Hi all,
I have a question how to do a correct caching in KTable-like structure
on application startup. I'm not sure if this belongs to user or dev
maillist, so sorry if I've chosen the bad one. What is my observation so
far:
- if I don't send any data to a kafka partition for a period longer
then the data retention interval, then all data from the partition is
wiped out
- the index file is not cleared (which is obvious, it has to keep
track of the next offset to assign to a new message)
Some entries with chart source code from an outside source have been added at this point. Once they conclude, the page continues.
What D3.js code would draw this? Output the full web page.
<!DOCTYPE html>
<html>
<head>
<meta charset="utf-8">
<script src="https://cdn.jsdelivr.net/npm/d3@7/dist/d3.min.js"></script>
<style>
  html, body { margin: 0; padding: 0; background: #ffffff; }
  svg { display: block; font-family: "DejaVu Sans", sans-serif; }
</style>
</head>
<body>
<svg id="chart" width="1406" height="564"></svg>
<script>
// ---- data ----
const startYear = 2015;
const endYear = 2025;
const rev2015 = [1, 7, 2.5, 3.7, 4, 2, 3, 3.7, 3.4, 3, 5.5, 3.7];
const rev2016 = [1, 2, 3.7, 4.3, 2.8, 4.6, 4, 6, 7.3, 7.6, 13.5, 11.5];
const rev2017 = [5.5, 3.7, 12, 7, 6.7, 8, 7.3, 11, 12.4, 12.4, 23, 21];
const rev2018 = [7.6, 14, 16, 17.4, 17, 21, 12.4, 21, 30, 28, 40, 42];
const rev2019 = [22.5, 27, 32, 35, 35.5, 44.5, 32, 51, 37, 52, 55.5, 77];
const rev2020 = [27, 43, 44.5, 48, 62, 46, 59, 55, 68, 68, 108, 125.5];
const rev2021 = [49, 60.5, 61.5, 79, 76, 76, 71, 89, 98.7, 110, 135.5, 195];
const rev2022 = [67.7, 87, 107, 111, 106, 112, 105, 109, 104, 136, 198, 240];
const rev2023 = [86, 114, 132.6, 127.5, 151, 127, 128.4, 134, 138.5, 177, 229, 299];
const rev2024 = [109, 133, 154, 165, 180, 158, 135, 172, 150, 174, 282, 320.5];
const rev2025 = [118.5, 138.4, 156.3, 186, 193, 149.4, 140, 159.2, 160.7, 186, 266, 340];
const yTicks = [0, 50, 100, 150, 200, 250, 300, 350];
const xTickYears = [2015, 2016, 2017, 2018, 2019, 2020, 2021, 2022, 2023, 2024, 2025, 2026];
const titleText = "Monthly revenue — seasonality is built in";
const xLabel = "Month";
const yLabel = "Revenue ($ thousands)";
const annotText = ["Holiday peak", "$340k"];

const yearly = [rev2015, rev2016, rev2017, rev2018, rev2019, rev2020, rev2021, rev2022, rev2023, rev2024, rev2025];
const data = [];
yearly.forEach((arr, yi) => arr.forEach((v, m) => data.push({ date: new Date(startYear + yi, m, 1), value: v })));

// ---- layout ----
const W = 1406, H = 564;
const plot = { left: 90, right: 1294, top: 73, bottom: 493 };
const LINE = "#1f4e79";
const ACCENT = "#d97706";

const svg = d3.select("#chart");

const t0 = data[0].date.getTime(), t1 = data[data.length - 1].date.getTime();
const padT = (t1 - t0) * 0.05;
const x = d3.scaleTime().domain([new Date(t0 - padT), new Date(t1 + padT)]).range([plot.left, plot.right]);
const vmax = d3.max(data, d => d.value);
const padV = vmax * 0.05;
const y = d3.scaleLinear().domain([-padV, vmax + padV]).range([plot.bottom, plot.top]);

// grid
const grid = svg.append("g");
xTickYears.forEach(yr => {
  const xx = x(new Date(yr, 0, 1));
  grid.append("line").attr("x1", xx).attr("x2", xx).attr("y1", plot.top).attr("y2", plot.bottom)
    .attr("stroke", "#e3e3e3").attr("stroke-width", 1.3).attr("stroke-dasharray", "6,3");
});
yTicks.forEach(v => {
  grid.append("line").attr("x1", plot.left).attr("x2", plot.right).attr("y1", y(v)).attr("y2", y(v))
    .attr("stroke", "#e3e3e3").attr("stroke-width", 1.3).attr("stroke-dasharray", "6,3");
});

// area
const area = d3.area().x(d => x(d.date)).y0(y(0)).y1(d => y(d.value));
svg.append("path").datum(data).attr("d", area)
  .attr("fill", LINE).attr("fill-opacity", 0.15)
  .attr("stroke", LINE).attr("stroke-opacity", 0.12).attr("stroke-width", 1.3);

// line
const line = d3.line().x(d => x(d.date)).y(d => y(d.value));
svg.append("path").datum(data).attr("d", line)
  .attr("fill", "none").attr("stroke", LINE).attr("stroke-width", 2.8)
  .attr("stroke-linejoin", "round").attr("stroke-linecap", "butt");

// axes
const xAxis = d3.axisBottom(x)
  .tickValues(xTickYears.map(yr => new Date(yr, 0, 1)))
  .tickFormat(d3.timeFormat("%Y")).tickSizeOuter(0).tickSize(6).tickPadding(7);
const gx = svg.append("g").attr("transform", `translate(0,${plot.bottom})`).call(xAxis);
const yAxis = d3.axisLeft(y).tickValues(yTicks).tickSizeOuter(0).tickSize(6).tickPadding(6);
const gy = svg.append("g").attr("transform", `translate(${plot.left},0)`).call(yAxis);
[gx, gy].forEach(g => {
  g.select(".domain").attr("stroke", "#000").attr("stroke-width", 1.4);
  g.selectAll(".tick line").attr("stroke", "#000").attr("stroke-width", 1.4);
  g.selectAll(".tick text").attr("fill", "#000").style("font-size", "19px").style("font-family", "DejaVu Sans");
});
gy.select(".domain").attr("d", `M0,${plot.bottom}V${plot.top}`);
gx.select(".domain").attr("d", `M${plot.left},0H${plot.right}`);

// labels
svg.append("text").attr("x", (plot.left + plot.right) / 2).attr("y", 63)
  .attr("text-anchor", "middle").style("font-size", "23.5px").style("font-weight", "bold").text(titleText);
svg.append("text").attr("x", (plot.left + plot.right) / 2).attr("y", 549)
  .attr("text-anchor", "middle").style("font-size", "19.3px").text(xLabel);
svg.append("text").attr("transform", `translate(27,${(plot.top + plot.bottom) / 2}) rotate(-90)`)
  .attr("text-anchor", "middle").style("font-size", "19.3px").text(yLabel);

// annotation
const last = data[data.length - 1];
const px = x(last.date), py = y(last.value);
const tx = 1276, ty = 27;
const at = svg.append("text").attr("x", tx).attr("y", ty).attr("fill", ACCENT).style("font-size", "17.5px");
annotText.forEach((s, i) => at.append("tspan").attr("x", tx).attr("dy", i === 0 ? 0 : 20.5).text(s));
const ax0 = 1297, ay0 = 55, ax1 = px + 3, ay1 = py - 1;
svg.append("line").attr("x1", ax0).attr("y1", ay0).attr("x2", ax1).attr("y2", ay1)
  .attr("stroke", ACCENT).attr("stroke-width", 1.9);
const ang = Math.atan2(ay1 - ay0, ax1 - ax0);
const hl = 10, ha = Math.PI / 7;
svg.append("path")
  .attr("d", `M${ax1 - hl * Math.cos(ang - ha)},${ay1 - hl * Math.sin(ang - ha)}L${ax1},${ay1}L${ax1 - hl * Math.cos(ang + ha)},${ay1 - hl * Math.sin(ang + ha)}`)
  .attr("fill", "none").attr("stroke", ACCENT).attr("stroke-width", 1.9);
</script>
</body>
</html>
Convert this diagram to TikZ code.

In my scenario on startup, I want to read all data from a topic (or a
subset of its partitions), wait until all the old data has been cached
and then start processing of a different stream (basically I'm doing a
join of KStream and KTable, but I have implemented it manually due to
some special behavior). Now, what is the issue here - when the specific
partition doesn't get any message within the retention period, then I
end up stuck trying to prefetch data to the "KTable" - this is because I
get the offset of the last message (plus 1) from the broker, but I don't
get any data ever (until I send a message to the partition). The problem
I see here is that kafka tells me what the last offset in a partition
is, but there is no upper bound on when a first message will arrive,
even though I reset the offset and start reading from the beginning of a
partition. My question is, is it a possibility not to clear the whole
partition, but to always keep at least the last message? That way, the
client would always get at least the last message, can therefore figure
out it is at the end of the partition (reading the old data) and start
processing. I believe that KTable implementation could have a very
similar issue. Or is there any other way around? I could add a timeout,
but this seems a little fragile.
Thanks in advance for any suggestions and opinions,
Jan